* _To do_: Go through the listing beneath this task and return every line that carries the string "document".

* _Material provided_:
---------------

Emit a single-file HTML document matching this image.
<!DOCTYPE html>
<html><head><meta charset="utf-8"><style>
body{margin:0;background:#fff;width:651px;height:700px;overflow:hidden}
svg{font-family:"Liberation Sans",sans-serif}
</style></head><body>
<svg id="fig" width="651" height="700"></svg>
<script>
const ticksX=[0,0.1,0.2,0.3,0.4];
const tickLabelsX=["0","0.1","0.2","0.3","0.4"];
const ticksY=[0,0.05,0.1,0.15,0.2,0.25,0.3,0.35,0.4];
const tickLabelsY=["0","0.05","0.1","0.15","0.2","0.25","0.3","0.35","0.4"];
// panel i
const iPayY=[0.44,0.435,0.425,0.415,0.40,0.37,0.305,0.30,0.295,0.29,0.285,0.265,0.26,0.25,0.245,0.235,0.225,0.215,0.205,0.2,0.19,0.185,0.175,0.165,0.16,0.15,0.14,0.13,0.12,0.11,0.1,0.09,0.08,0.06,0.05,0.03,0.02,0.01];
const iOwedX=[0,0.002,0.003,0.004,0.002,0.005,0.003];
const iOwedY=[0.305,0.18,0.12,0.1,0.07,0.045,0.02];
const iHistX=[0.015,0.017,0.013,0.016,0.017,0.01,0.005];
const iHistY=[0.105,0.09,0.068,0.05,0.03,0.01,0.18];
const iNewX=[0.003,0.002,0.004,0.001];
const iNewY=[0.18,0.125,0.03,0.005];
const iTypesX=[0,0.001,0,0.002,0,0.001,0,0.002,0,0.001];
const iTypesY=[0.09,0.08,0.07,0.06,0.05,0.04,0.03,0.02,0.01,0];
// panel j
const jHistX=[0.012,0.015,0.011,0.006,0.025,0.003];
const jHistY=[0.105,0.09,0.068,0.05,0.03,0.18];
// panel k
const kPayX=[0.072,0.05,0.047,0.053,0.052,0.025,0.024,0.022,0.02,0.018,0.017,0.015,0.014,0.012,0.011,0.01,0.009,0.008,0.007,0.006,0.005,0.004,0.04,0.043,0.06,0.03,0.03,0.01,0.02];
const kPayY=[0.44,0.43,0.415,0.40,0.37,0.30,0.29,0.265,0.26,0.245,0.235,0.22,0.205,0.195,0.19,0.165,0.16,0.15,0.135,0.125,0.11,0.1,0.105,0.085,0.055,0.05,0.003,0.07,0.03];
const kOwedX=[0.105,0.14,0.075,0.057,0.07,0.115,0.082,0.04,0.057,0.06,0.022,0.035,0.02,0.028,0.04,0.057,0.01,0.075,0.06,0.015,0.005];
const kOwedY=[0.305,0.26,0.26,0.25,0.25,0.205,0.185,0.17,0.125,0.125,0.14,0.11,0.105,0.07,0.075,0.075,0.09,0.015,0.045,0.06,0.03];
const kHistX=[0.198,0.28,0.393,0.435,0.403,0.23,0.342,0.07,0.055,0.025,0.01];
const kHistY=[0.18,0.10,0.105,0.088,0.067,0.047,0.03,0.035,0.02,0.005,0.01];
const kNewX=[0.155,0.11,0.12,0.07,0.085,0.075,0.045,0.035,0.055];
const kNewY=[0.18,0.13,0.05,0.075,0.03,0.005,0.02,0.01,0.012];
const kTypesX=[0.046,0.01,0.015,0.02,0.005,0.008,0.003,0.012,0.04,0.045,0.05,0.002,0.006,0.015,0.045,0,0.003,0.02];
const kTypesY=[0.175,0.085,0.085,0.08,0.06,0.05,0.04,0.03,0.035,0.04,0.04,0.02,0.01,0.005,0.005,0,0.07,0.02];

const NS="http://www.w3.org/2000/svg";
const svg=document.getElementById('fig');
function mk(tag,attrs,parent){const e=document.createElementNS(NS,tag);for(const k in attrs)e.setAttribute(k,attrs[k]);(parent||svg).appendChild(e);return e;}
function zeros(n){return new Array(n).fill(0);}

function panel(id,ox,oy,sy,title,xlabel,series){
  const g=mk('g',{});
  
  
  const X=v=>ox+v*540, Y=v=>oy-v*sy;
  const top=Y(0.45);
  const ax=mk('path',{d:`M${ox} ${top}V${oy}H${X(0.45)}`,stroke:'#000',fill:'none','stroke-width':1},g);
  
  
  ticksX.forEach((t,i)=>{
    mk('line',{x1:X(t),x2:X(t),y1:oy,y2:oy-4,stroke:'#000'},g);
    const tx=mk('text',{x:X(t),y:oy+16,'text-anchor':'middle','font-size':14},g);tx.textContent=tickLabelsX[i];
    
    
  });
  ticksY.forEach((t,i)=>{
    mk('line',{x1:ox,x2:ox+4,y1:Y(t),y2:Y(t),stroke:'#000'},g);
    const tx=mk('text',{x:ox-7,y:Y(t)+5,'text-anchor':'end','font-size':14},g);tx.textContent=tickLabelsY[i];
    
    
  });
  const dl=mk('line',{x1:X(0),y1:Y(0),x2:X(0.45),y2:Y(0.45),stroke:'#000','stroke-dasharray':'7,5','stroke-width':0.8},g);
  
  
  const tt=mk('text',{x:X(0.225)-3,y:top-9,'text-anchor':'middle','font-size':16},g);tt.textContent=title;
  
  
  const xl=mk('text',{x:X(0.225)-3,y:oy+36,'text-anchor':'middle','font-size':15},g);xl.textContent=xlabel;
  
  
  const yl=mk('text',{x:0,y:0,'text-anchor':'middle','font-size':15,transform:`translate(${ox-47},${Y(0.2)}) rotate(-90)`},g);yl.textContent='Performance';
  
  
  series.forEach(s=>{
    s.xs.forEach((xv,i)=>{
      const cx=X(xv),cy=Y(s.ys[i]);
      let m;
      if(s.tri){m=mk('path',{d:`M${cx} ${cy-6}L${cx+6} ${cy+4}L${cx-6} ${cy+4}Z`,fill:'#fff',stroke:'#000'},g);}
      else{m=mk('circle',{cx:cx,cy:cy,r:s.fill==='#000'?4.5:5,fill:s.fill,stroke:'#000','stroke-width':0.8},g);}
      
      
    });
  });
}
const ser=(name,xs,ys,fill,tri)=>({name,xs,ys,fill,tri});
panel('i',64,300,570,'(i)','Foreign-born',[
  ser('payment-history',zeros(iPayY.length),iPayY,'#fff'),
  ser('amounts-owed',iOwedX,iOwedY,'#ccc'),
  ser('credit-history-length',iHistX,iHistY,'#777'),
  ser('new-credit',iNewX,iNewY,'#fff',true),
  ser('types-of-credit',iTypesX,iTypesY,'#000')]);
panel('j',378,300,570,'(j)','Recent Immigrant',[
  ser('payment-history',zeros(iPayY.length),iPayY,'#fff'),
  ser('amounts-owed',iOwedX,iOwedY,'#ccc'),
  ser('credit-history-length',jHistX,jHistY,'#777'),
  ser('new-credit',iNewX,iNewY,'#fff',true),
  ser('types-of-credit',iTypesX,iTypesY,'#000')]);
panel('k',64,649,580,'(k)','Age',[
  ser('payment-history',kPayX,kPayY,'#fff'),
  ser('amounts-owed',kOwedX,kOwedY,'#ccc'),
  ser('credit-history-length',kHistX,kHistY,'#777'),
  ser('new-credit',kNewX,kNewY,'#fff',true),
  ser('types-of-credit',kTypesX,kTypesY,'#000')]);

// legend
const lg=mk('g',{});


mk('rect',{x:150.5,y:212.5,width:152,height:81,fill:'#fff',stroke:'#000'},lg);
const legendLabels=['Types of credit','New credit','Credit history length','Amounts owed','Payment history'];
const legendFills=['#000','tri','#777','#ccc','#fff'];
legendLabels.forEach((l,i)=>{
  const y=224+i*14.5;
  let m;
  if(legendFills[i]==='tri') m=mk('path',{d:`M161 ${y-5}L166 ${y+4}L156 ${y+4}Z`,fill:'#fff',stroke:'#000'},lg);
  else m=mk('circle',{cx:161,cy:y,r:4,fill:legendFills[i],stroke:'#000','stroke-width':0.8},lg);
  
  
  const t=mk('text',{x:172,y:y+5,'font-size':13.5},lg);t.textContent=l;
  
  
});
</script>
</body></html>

---------------

* _Completed task_:
Emit a single-file HTML document matching this image.
const svg=document.getElementById('fig');
function mk(tag,attrs,parent){const e=document.createElementNS(NS,tag);for(const k in attrs)e.setAttribute(k,attrs[k]);(parent||svg).appendChild(e);return e;}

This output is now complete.